» **Set problem**
Below are entries. Give back exactly the lines from the one containing "Generate a web" through the one containing "const fmt = d", inclusive, without the pictures.

» **Records for the exercise**
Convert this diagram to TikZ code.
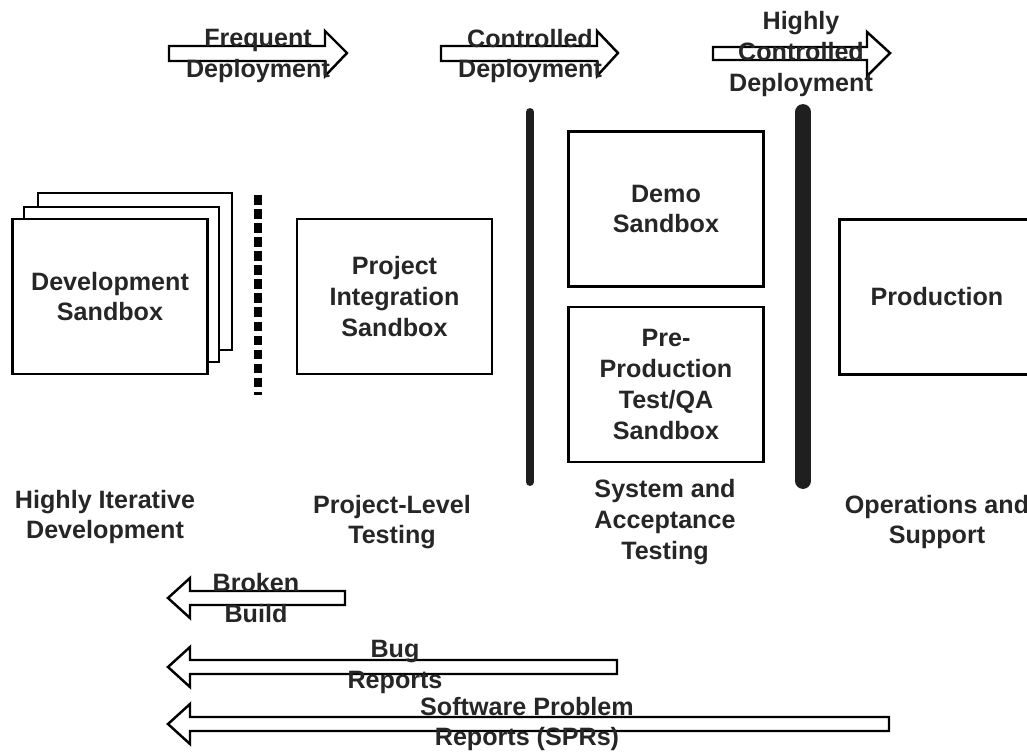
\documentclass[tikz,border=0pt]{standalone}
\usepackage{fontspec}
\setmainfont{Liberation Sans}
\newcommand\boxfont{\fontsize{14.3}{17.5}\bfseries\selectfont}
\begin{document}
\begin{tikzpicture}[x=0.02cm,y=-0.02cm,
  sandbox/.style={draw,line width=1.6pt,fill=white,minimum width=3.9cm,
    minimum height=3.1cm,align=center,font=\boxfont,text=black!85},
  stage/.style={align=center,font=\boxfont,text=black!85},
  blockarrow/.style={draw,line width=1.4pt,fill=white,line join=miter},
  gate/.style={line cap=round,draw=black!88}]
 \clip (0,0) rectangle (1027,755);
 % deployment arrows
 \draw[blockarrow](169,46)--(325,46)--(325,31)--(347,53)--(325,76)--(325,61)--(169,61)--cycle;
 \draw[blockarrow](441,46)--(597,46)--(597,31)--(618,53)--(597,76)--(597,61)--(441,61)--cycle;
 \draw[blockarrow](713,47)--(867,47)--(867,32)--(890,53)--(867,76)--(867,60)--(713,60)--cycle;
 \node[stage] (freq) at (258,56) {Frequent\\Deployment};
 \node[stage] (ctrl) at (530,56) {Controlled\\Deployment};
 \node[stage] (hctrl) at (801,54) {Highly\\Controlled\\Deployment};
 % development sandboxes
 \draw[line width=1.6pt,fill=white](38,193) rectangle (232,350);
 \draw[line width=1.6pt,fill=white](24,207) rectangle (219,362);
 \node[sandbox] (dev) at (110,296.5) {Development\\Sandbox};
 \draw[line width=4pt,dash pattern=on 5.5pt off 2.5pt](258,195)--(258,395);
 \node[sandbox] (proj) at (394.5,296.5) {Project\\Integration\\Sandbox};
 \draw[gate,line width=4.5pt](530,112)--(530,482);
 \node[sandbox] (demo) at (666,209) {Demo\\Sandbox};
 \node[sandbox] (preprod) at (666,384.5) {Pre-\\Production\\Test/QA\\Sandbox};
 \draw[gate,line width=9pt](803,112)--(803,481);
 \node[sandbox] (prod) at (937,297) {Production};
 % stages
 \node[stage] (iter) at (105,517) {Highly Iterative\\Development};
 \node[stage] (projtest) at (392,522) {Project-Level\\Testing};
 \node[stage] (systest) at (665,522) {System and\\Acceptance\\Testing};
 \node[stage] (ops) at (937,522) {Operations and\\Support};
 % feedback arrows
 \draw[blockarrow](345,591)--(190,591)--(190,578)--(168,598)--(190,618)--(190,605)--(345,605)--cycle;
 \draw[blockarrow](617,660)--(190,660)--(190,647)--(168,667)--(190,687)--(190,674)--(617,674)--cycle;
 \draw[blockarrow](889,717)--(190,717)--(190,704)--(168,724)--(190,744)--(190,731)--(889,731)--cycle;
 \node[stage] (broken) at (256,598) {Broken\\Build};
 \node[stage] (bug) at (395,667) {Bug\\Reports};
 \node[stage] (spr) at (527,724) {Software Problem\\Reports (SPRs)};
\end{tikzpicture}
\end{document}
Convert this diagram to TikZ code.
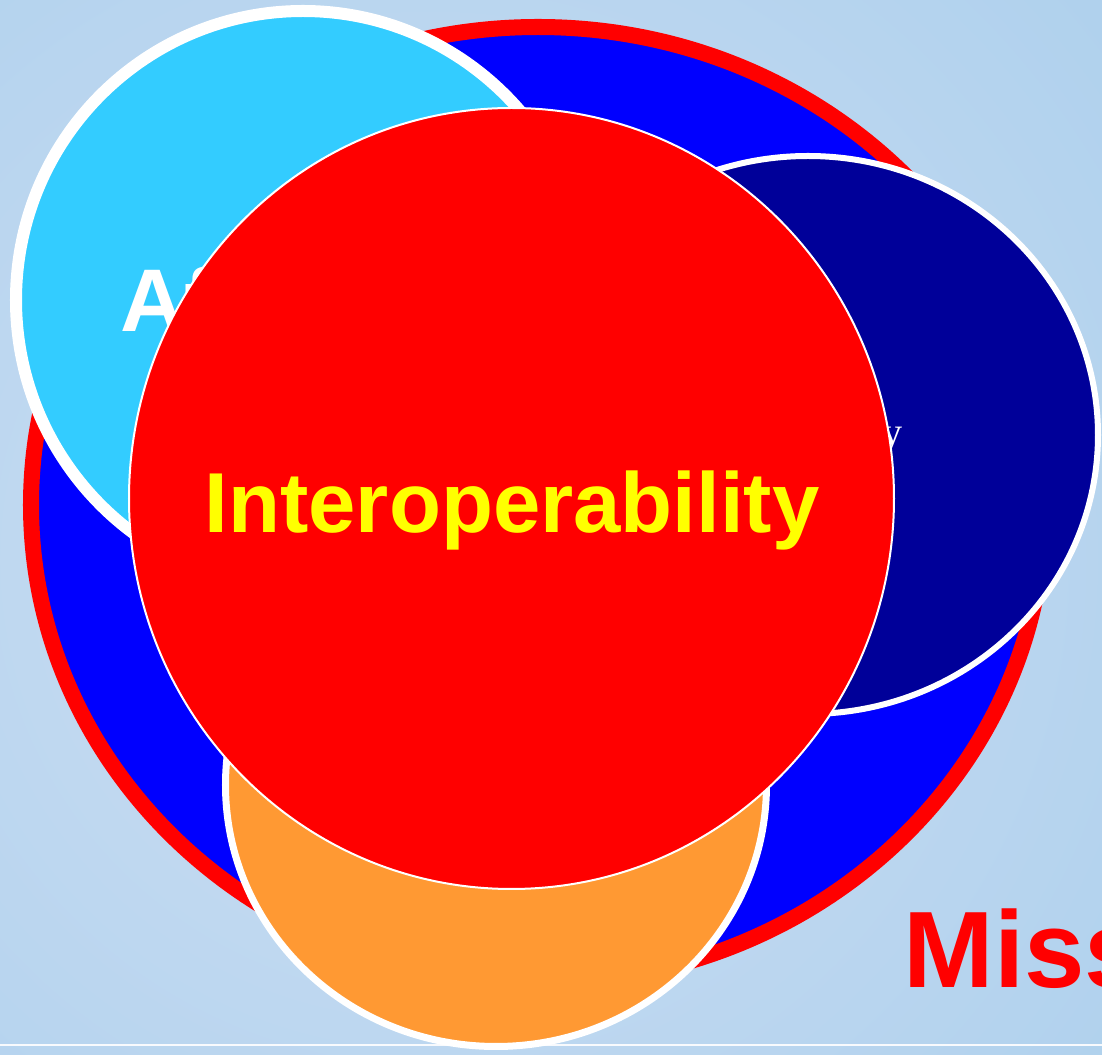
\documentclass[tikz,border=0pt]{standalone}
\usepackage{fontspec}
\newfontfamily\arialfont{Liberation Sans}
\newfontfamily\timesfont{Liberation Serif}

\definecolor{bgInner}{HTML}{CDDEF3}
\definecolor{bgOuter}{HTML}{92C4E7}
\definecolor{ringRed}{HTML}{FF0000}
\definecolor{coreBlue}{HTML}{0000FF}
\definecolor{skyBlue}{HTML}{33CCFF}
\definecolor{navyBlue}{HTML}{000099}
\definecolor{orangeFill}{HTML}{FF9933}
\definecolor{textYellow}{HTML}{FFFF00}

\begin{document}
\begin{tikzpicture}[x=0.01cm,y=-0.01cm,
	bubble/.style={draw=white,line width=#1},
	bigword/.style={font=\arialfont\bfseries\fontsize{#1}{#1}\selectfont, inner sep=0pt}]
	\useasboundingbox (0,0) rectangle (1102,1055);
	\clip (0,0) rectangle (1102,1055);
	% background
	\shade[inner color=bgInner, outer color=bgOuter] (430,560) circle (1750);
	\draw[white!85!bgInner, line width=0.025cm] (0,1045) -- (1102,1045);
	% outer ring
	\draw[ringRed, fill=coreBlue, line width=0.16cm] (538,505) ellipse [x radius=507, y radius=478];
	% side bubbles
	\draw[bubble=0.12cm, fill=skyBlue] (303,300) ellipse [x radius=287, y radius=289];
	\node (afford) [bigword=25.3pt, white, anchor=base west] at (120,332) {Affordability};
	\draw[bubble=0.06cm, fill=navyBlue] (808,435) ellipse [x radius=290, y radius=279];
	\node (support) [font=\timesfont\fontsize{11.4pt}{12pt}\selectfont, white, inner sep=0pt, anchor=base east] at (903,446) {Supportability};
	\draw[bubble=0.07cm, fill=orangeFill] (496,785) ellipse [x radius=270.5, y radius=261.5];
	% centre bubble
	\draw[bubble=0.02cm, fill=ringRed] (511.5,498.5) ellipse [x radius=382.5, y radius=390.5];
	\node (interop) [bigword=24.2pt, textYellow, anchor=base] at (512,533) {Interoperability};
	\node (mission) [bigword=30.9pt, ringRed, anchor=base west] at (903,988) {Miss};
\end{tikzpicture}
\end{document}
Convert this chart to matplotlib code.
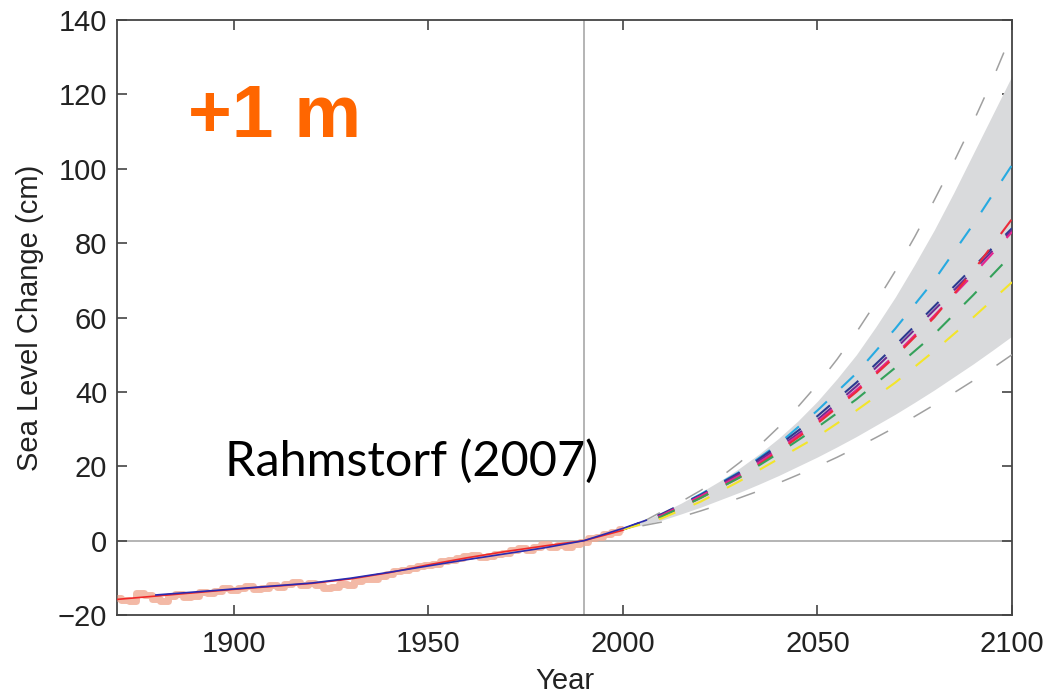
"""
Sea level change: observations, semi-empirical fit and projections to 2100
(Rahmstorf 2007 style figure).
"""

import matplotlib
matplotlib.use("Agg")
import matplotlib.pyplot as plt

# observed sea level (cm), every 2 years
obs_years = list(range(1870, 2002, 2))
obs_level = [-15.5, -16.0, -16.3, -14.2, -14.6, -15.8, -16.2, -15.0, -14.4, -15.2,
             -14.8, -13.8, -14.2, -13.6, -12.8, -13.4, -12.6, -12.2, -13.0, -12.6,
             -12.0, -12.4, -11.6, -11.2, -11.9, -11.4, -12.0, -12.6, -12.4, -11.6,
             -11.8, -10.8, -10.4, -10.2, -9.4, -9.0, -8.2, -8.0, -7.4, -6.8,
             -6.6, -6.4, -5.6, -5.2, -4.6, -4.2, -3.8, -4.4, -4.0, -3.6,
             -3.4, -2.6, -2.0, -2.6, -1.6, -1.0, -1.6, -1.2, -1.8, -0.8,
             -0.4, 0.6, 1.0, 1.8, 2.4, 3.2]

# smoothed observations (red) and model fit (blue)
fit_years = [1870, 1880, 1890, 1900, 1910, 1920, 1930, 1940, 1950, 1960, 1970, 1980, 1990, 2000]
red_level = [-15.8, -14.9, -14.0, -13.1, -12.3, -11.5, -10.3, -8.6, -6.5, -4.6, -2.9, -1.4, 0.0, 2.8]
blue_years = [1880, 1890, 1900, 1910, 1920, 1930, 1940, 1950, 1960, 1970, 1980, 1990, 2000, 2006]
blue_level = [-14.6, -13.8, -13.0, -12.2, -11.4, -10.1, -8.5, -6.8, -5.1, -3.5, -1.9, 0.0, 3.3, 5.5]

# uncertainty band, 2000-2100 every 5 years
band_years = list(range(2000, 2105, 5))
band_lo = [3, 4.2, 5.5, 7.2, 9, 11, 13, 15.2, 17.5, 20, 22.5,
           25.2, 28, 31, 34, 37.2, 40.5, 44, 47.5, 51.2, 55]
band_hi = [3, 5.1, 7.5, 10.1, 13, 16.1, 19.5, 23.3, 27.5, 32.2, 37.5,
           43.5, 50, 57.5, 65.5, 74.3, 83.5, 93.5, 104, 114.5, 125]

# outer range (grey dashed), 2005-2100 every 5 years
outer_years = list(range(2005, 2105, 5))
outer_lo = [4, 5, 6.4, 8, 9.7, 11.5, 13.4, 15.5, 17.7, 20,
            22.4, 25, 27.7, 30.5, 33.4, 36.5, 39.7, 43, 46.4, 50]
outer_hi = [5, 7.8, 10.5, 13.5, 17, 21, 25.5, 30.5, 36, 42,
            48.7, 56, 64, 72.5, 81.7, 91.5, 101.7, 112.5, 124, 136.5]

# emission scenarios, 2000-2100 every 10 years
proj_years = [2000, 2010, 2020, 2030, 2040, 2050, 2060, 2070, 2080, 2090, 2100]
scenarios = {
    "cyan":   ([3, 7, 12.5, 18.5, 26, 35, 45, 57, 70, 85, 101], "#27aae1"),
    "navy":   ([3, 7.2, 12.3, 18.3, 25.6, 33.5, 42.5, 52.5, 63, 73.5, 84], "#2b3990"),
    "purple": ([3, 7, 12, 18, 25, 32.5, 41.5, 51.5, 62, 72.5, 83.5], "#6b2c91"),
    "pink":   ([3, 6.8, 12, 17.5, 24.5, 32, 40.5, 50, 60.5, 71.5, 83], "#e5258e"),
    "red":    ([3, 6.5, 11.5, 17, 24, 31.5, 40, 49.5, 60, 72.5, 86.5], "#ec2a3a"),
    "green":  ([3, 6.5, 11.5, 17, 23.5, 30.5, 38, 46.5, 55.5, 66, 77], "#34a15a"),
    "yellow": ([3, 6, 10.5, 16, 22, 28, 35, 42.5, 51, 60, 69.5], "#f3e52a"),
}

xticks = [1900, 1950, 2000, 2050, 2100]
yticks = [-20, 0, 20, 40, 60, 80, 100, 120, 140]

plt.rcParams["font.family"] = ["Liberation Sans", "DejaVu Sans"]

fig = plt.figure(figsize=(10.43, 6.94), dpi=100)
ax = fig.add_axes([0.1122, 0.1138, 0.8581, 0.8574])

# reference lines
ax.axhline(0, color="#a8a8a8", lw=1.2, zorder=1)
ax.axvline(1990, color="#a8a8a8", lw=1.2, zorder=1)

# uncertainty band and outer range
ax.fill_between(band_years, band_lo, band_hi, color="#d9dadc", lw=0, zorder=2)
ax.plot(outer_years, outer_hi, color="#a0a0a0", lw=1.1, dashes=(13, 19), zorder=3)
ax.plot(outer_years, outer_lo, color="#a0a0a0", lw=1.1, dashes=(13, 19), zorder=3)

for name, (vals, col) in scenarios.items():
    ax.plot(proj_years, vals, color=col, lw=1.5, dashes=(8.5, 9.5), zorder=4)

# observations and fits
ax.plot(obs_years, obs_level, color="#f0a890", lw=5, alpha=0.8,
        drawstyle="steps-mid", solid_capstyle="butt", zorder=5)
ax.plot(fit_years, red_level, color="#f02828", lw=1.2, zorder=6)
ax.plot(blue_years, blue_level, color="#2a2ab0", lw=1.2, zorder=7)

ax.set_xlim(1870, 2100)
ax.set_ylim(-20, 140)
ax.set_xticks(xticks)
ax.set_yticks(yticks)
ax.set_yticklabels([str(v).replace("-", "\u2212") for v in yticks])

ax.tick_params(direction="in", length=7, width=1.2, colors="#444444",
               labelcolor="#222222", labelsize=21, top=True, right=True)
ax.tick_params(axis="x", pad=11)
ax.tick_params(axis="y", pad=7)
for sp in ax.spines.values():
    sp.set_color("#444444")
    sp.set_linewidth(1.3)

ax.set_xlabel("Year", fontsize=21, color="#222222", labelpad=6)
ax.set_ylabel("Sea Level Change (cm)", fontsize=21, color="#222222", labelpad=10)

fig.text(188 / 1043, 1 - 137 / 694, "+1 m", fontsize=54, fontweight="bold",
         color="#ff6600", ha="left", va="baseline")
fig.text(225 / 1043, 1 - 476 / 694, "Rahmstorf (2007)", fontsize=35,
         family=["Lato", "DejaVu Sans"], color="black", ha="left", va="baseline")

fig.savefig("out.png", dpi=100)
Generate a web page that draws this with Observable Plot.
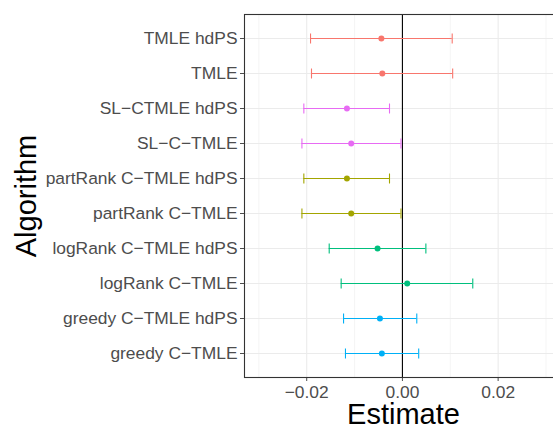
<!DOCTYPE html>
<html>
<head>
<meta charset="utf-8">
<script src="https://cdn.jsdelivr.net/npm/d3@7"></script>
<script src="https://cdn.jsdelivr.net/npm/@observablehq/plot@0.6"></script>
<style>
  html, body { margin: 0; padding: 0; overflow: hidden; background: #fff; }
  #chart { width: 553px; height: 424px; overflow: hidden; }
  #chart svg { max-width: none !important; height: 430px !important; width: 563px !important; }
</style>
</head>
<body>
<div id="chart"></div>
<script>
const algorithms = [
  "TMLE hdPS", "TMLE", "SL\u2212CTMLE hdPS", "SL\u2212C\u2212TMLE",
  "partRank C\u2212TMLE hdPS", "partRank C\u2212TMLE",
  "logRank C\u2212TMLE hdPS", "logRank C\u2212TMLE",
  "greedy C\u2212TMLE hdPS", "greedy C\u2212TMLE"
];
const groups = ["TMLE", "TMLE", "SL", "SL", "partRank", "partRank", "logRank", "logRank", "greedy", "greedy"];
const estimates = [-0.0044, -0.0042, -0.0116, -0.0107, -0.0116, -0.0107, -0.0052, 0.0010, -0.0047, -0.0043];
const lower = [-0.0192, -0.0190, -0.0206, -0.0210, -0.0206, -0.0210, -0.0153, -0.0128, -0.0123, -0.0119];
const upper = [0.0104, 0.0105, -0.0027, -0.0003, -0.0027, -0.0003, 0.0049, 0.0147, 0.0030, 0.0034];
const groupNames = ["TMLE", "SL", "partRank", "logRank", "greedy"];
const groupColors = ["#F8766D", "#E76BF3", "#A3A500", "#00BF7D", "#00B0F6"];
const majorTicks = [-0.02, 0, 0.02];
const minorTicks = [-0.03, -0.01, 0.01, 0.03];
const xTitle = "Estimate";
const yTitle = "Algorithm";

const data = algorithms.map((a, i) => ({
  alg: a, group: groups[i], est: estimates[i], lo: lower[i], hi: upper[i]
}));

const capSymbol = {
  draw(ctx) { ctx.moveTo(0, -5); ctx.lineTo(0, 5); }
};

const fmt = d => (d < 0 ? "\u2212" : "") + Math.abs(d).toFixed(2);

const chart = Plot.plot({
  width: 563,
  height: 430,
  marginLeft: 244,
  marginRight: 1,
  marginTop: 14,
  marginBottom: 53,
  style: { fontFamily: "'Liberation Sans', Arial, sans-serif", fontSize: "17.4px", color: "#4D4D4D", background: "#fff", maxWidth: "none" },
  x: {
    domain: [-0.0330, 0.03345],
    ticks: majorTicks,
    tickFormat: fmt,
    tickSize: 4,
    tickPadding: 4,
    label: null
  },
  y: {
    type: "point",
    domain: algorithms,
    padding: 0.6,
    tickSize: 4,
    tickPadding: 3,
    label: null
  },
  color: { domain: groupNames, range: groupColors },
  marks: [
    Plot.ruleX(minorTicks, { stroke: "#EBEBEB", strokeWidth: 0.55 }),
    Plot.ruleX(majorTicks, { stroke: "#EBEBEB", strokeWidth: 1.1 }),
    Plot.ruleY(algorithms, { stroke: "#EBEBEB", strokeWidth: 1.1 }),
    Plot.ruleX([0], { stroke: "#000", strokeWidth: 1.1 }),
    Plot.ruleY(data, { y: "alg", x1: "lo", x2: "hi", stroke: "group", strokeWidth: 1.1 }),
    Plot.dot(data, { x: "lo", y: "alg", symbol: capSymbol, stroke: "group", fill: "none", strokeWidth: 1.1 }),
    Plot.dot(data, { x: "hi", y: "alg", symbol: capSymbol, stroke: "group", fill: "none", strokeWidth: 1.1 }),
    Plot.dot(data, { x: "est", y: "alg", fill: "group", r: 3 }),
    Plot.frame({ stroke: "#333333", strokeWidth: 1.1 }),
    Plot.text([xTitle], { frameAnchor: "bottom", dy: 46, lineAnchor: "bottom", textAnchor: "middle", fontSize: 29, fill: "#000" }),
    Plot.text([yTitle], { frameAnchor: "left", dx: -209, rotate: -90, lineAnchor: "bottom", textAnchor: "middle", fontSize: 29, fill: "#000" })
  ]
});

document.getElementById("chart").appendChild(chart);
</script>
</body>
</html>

» **Correct answer**
Generate a web page that draws this with Observable Plot.
<!DOCTYPE html>
<html>
<head>
<meta charset="utf-8">
<script src="https://cdn.jsdelivr.net/npm/d3@7"></script>
<script src="https://cdn.jsdelivr.net/npm/@observablehq/plot@0.6"></script>
<style>
  html, body { margin: 0; padding: 0; overflow: hidden; background: #fff; }
  #chart { width: 553px; height: 424px; overflow: hidden; }
  #chart svg { max-width: none !important; height: 430px !important; width: 563px !important; }
</style>
</head>
<body>
<div id="chart"></div>
<script>
const algorithms = [
  "TMLE hdPS", "TMLE", "SL\u2212CTMLE hdPS", "SL\u2212C\u2212TMLE",
  "partRank C\u2212TMLE hdPS", "partRank C\u2212TMLE",
  "logRank C\u2212TMLE hdPS", "logRank C\u2212TMLE",
  "greedy C\u2212TMLE hdPS", "greedy C\u2212TMLE"
];
const groups = ["TMLE", "TMLE", "SL", "SL", "partRank", "partRank", "logRank", "logRank", "greedy", "greedy"];
const estimates = [-0.0044, -0.0042, -0.0116, -0.0107, -0.0116, -0.0107, -0.0052, 0.0010, -0.0047, -0.0043];
const lower = [-0.0192, -0.0190, -0.0206, -0.0210, -0.0206, -0.0210, -0.0153, -0.0128, -0.0123, -0.0119];
const upper = [0.0104, 0.0105, -0.0027, -0.0003, -0.0027, -0.0003, 0.0049, 0.0147, 0.0030, 0.0034];
const groupNames = ["TMLE", "SL", "partRank", "logRank", "greedy"];
const groupColors = ["#F8766D", "#E76BF3", "#A3A500", "#00BF7D", "#00B0F6"];
const majorTicks = [-0.02, 0, 0.02];
const minorTicks = [-0.03, -0.01, 0.01, 0.03];
const xTitle = "Estimate";
const yTitle = "Algorithm";

const data = algorithms.map((a, i) => ({
  alg: a, group: groups[i], est: estimates[i], lo: lower[i], hi: upper[i]
}));

const capSymbol = {
  draw(ctx) { ctx.moveTo(0, -5); ctx.lineTo(0, 5); }
};

const fmt = d => (d < 0 ? "\u2212" : "") + Math.abs(d).toFixed(2);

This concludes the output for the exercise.